Here in Oklahoma, we have recently seen the Ewing Theory in effect.  When Adrian Peterson separated his shoulder while closing out a long touchdown run for the Sooners, many fans worried the season was lost.  Instead, the opposite occurred.  For the remainder of the regular season and the Big XII Championship, the team played better using a running back by committee system.  When "A.D." returned for the Fiesta Bowl, the Sooners played flat and ended up losing to Boise State.

For the Thunder, there are the makings of "The Durant Theory."  On Friday, Kevin Durant left early in the game at the Dallas Mavericks when he suffered a Grade-II ankle sprain.  As the Thunder's leading scorer limped to the locker room, 99% of Thunder fans and 100% of other NBA fans wondered if the Thunder could score another point until Durant was allowed by the team physician (who, we've learned, is incredibly cautious) to return.

Then, something strange happened.  Without Durant to lean on, the team as a whole played better.  Jeff Green assumed the alpha scorer role, Nenad Krstic became more aggressive, and Russell Westbrook started passing the ball.  That Mavericks game was improbably pushed to overtime.

Over the next two games, the Thunder played even better.  Behind Jeff Green's 27 points, they stole a road game from the Memphis Grizzlies.  Two nights later, this time without Green also, the Thunder won a re-match against the Mavericks.  In the latter game, the nine point winning deficit was actually misleading because the Mavericks were down by twenty heading into the fourth quarter.

So, should the team look to move Durant this off-season.  Of course not.  Durant does not fit "The Ewing Theory", but I still think his short term absence will end up being a case-study.  Find out more after the jump.

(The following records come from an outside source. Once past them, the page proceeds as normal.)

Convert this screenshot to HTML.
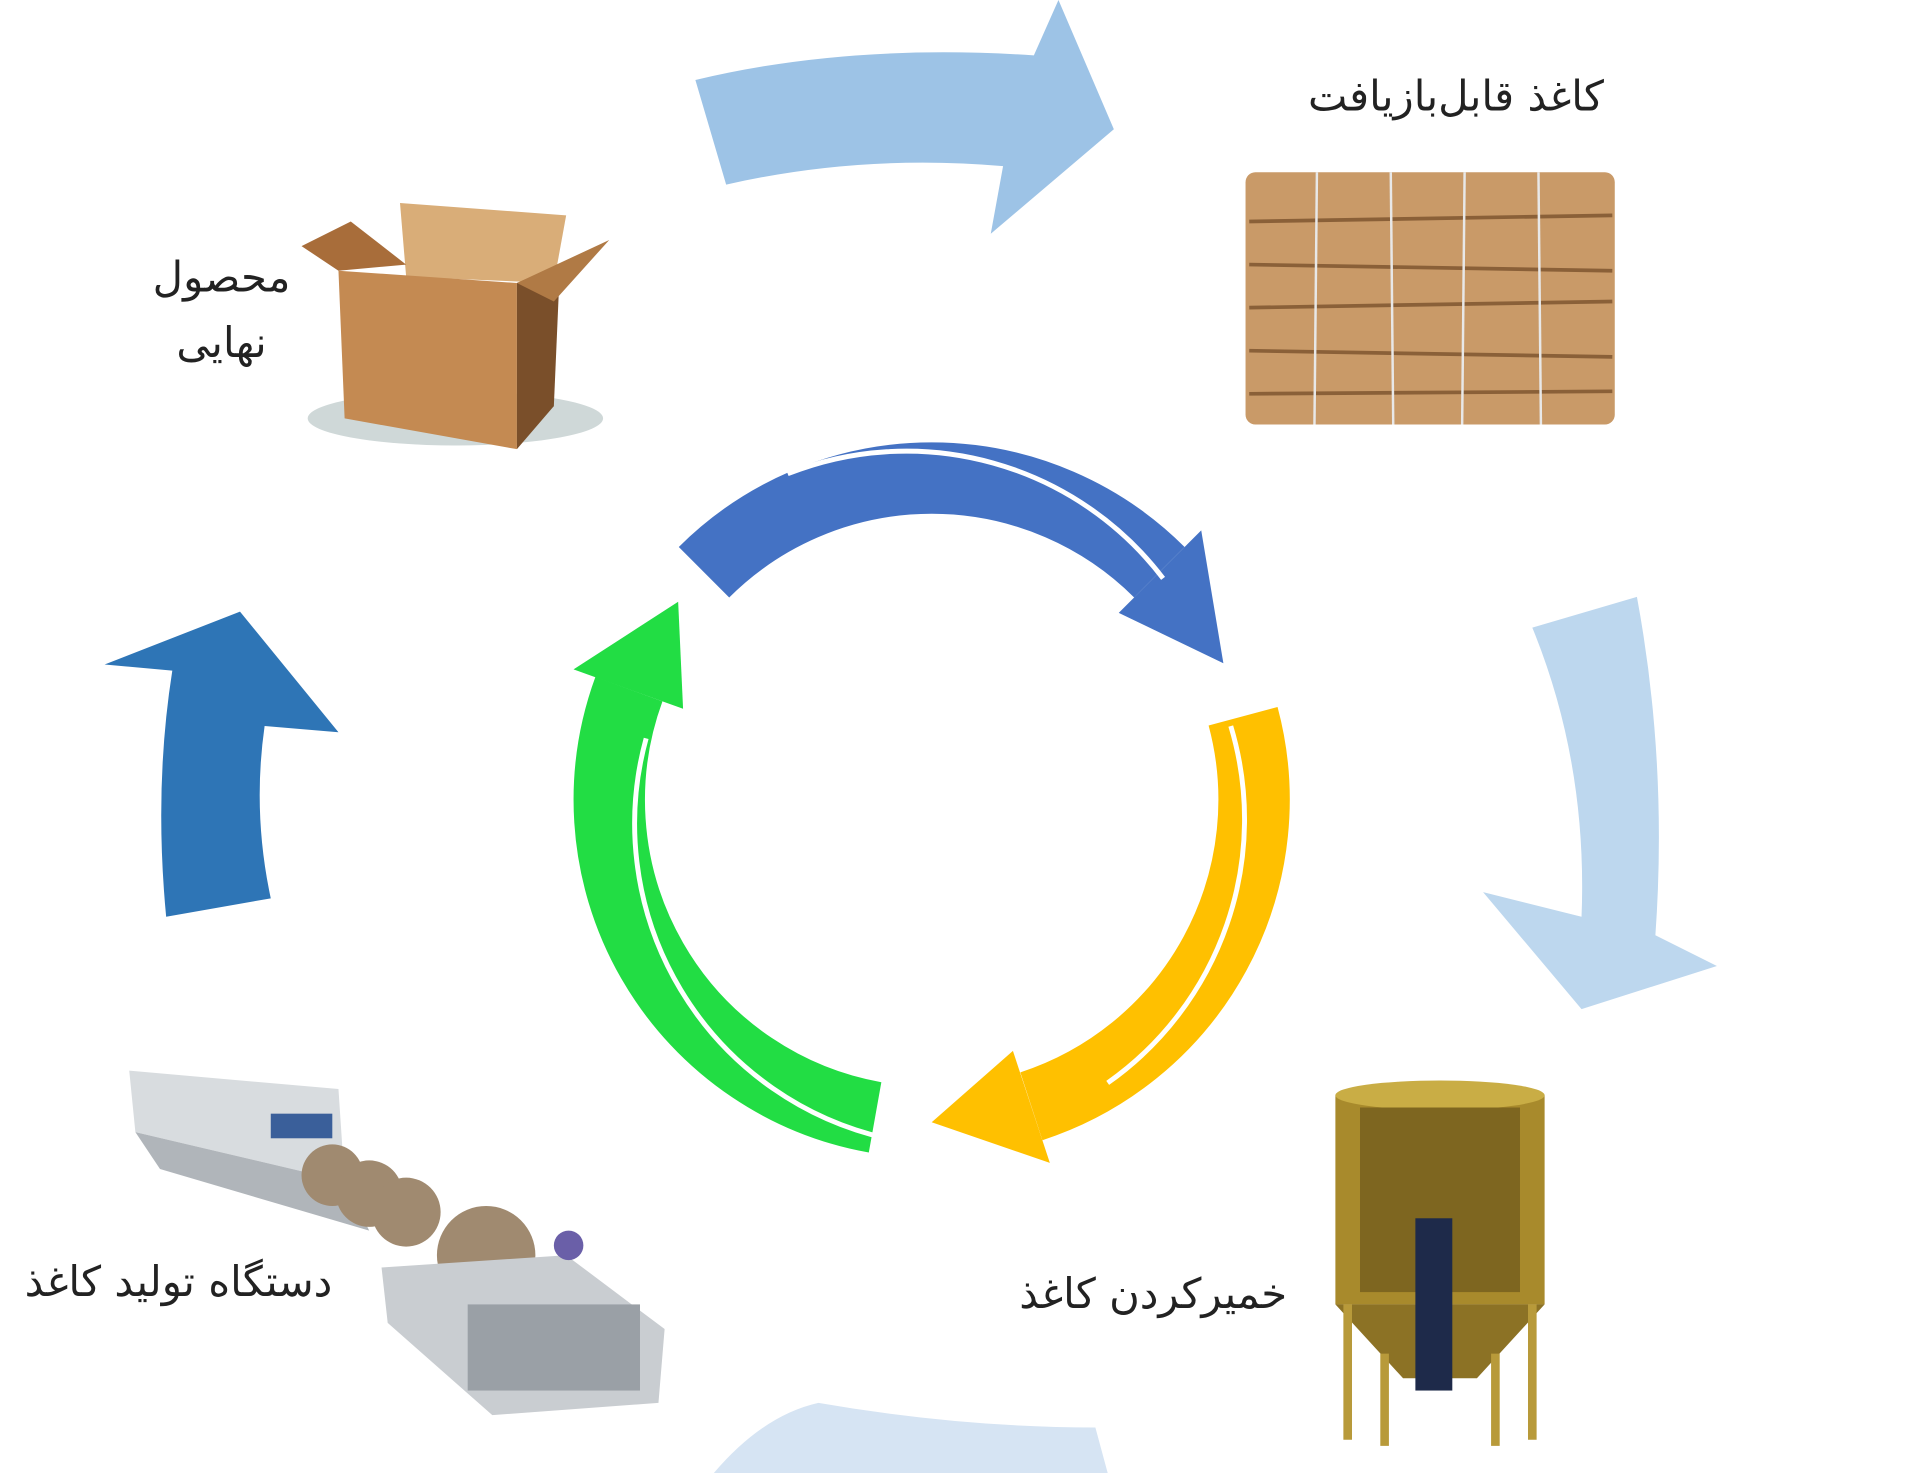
<!DOCTYPE html>
<html><head><meta charset="utf-8"><style>
html,body{margin:0;padding:0;background:#fff;width:1920px;height:1473px;overflow:hidden}
svg{display:block}
text{font-family:"DejaVu Sans","Liberation Sans",sans-serif;font-size:34px;fill:#222}
</style></head><body>
<svg width="1920" height="1473" viewBox="0 0 1560 1197" preserveAspectRatio="none">
<!-- outer light arrows -->
<path d="M565,65 Q690,35 840,45 L860,0 L905,105 L805,190 L815,135 Q700,125 590,150 Z" fill="#9dc3e6"/>
<path d="M1245,510 L1330,485 Q1355,620 1345,760 L1395,785 L1285,820 L1205,725 L1285,745 Q1290,620 1245,510 Z" fill="#bdd7ee"/>
<path d="M135,745 Q125,640 140,545 L85,540 L195,497 L275,595 L215,590 Q205,660 220,730 Z" fill="#2e75b6"/>
<path d="M580,1197 Q620,1150 665,1140 Q780,1160 890,1160 L900,1197 Z" fill="#d6e4f3"/>

<!-- inner arrows -->
<g fill="none" stroke-width="58">
<path d="M572,465 A262,262 0 0 1 942,465" stroke="#4472c4"/>
<path d="M1010,582 A262,262 0 0 1 838,899" stroke="#ffc000"/>
<path d="M711,908 A262,262 0 0 1 511,560" stroke="#22dd44"/>
</g>
<polygon points="909,498 976,431 994,539" fill="#4472c4"/>
<polygon points="823,854 853,945 757,912" fill="#ffc000"/>
<polygon points="555,576 466,544 551,489" fill="#22dd44"/>
<g fill="none" stroke="#fff" stroke-width="4">
<path d="M640,385 A262,262 0 0 1 945,470"/>
<path d="M1000,590 A262,262 0 0 1 900,880"/>
<path d="M720,925 A262,262 0 0 1 525,600"/>
</g>

<!-- box -->
<g>
<ellipse cx="370" cy="340" rx="120" ry="22" fill="#cfd8d8"/>
<polygon points="325,165 460,175 450,230 330,225" fill="#d9ad78"/>
<polygon points="275,220 420,230 420,365 280,340" fill="#c48a52"/>
<polygon points="420,230 455,215 450,330 420,365" fill="#7a4f2a"/>
<polygon points="245,200 285,180 330,215 275,220" fill="#a86d3a"/>
<polygon points="420,230 495,195 450,245" fill="#b07a45"/>
</g>
<!-- bale -->
<g>
<rect x="1012" y="140" width="300" height="205" rx="8" fill="#c99a68"/>
<g stroke="#8a6038" stroke-width="3">
<line x1="1015" y1="180" x2="1310" y2="175"/><line x1="1015" y1="215" x2="1310" y2="220"/>
<line x1="1015" y1="250" x2="1310" y2="245"/><line x1="1015" y1="285" x2="1310" y2="290"/>
<line x1="1015" y1="320" x2="1310" y2="318"/></g>
<g stroke="#e8e8e8" stroke-width="2">
<line x1="1070" y1="140" x2="1068" y2="345"/><line x1="1130" y1="140" x2="1132" y2="345"/>
<line x1="1190" y1="140" x2="1188" y2="345"/><line x1="1250" y1="140" x2="1252" y2="345"/></g>
</g>
<!-- pulper -->
<g>
<rect x="1085" y="890" width="170" height="170" fill="#a88a2c"/>
<ellipse cx="1170" cy="890" rx="85" ry="12" fill="#c9ad45"/>
<rect x="1105" y="900" width="130" height="150" fill="#7e6620"/>
<polygon points="1085,1060 1255,1060 1200,1120 1140,1120" fill="#8c7225"/>
<rect x="1150" y="990" width="30" height="140" fill="#1e2a4a"/>
<g stroke="#b89a3a" stroke-width="7"><line x1="1095" y1="1060" x2="1095" y2="1170"/><line x1="1245" y1="1060" x2="1245" y2="1170"/><line x1="1125" y1="1100" x2="1125" y2="1175"/><line x1="1215" y1="1100" x2="1215" y2="1175"/></g>
</g>
<!-- machine -->
<g>
<polygon points="105,870 275,885 280,960 110,920" fill="#d8dcdf"/>
<polygon points="110,920 280,960 300,1000 130,950" fill="#b0b5ba"/>
<rect x="220" y="905" width="50" height="20" fill="#3a5f9a"/>
<g fill="#a08a70"><circle cx="270" cy="955" r="25"/><circle cx="300" cy="970" r="27"/><circle cx="330" cy="985" r="28"/><circle cx="395" cy="1020" r="40"/></g>
<polygon points="310,1030 460,1020 540,1080 535,1140 400,1150 315,1075" fill="#c9cdd1"/>
<rect x="380" y="1060" width="140" height="70" fill="#9aa0a6"/>
<circle cx="462" cy="1012" r="12" fill="#6a5fa8"/>
</g>

<!-- labels -->
<text x="1183" y="90" text-anchor="middle">کاغذ قابل‌بازیافت</text>
<text x="180" y="237" text-anchor="middle">محصول</text>
<text x="180" y="290" text-anchor="middle">نهایی</text>
<text x="145" y="1053" text-anchor="middle">دستگاه تولید کاغذ</text>
<text x="937" y="1063" text-anchor="middle">خمیرکردن کاغذ</text>
</svg>
</body></html>
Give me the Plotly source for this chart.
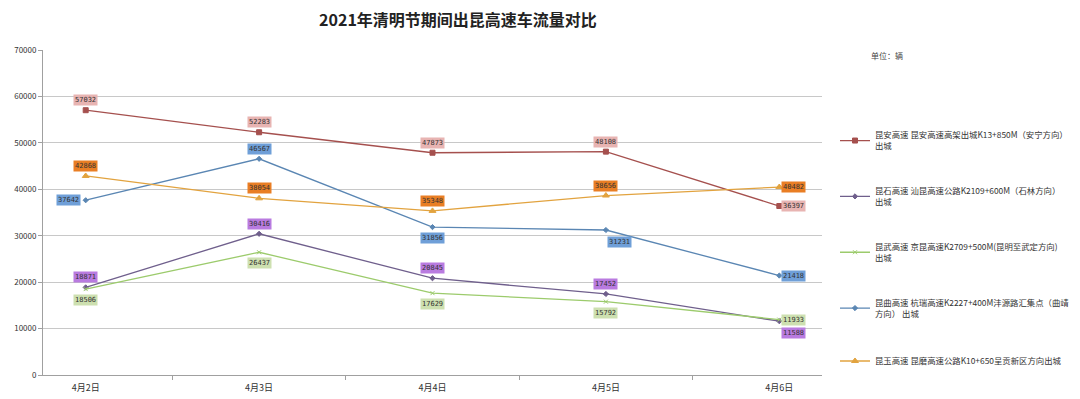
import plotly.graph_objects as go

categories = ["4月2日", "4月3日", "4月4日", "4月5日", "4月6日"]

names = [
    "昆安高速 昆安高速高架出城K13+850M（安宁方向）<br>出城",
    "昆石高速 汕昆高速公路K2109+600M（石林方向）<br>出城",
    "昆武高速 京昆高速K2709+500M(昆明至武定方向)<br>出城",
    "昆曲高速 杭瑞高速K2227+400M沣源路汇集点（曲靖<br>方向） 出城",
    "昆玉高速 昆磨高速公路K10+650呈贡新区方向出城",
]
kunan = [57032, 52283, 47873, 48108, 36397]
kunshi = [18871, 30416, 20845, 17452, 11588]
kunwu = [18506, 26437, 17629, 15792, 11933]
kunqu = [37642, 46567, 31856, 31231, 21418]
kunyu = [42868, 38054, 35348, 38656, 40482]
series = [kunan, kunshi, kunwu, kunqu, kunyu]

line_colors = ["#A5504E", "#6F5F8C", "#9CCB6C", "#5A86B3", "#E2A33F"]
label_bg = ["#E8B4B2", "#B97BE0", "#CDE0B0", "#6F9FD8", "#E97E24"]
symbols = ["square", "diamond", "x-thin", "diamond", "triangle-up"]
sizes = [5, 4, 4, 4, 6]
# label placement per series per point: a=above, b=below, r=right, l=left, br=below-right
placements = [
    ["a", "a", "a", "a", "r"],
    ["a", "a", "a", "a", "br"],
    ["b", "b", "b", "b", "r"],
    ["l", "a", "b", "br", "r"],
    ["a", "a", "a", "a", "r"],
]
shift = {"a": (0, 10), "b": (0, -11), "r": (14, 0), "l": (-17, 0), "br": (14, -12)}

# page has an 8px body margin; figure is sized so the page matches 1080x399
W, H = 1072, 391
L, T, B = 35, 42, 24
R = W - 814

fig = go.Figure()
annotations = []
for i, (nm, vals) in enumerate(zip(names, series)):
    fig.add_trace(go.Scatter(
        x=categories, y=vals, name=nm, mode="lines+markers",
        line=dict(color=line_colors[i], width=1.3),
        marker=dict(symbol=symbols[i], size=sizes[i], color=line_colors[i],
                    line=dict(color=line_colors[i], width=1)),
        legendgroup=f"g{i}",
    ))
    for c, v, p in zip(categories, vals, placements[i]):
        dx, dy = shift[p]
        annotations.append(dict(
            x=c, y=v, text=str(v), showarrow=False, xshift=dx, yshift=dy,
            bgcolor=label_bg[i], font=dict(size=7, color="#333333",
                                           family="DejaVu Sans Mono"),
            borderpad=1,
        ))

pw = W - L - R
ph = H - T - B
annotations.append(dict(
    xref="x domain", yref="y domain", x=(897 - L) / pw, y=(H - B - 40) / ph,
    text="单位：辆", showarrow=False,
    font=dict(size=8, color="#444444"),
))

fig.update_layout(
    width=W, height=H,
    margin=dict(l=L, r=R, t=T, b=B, autoexpand=False),
    paper_bgcolor="white", plot_bgcolor="white",
    font=dict(family="Noto Sans CJK SC", size=8, color="#333333"),
    title=dict(text="<b>2021年清明节期间出昆高速车流量对比</b>",
               x=(450 - L) / pw, xanchor="center", xref="paper",
               y=1 - 12 / H, yref="container", yanchor="middle",
               font=dict(size=16, color="#222222"), automargin=False),
    showlegend=True,
    legend=dict(x=(827 - L) / pw, xanchor="left", y=0.775, yanchor="top",
                font=dict(size=8.4, color="#333333"),
                tracegroupgap=31, itemwidth=30, bgcolor="rgba(0,0,0,0)"),
    annotations=annotations,
)
fig.update_xaxes(
    type="category", showgrid=False, showline=True, linecolor="#A0A0A0",
    ticks="outside", tickson="boundaries", ticklen=4, tickcolor="#A0A0A0",
    tickfont=dict(size=9, color="#333333"), automargin=False,
    ticklabelstandoff=4,
)
fig.update_yaxes(
    range=[0, 70000], dtick=10000, tickformat="d", showgrid=True,
    gridcolor="#C8C8C8", showline=True, linecolor="#A0A0A0", zeroline=False,
    ticks="outside", ticklen=4, tickcolor="#A0A0A0",
    tickfont=dict(size=8, color="#333333"), automargin=False,
)

fig.write_html("out.html")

Right now, "The Durant Theory" is in direct competition with another theory I am mulling.  Last week, when Blake Griffin was, literally, knocked out of two games, I surmised that it would make the Sooner basketball team better off in the long run.  Without Griffin as a the focus, the other players were forced out of their comfort zone and made to find ways to make a bigger impact.

So far, it has worked as I imagined.  Freshman Willie Warren, who has been good all season, has rocketed up in mock drafts playing as the go-to guy.  His confidence improved so much during Blake's absence that he (rumor has it) made a play for senior Austin Johnson's girlfriend.  And speaking of Johnson, he showed a pulse without Griffin around.  Of course, the real test related to whether this will become "The Griffin Theory" will be when the tournament begins and the Sooners best player gets saddled with a couple of questionable fouls early in a game.

Before that happens, though, the Thunder may have already proved the null hypothesis and saddled Durant with the philosophical title.  It will probably be a minimum of two weeks before they allow the Thunder star to play again.  At that point, expect the team to be even better now with confidence that Green can pick up the scoring load if the defense is overly focused on K.D. or if Durant has an off night.  And Westbrook, who picked up his first career triple-double against Dallas, appears to be figuring out that he's even more effective if the opposing team thinks he might actually pass the ball when driving to the basket.

For the fans, it may suck right now to be missing out on one of the top talents in the league, but next season, I think we'll see the difference.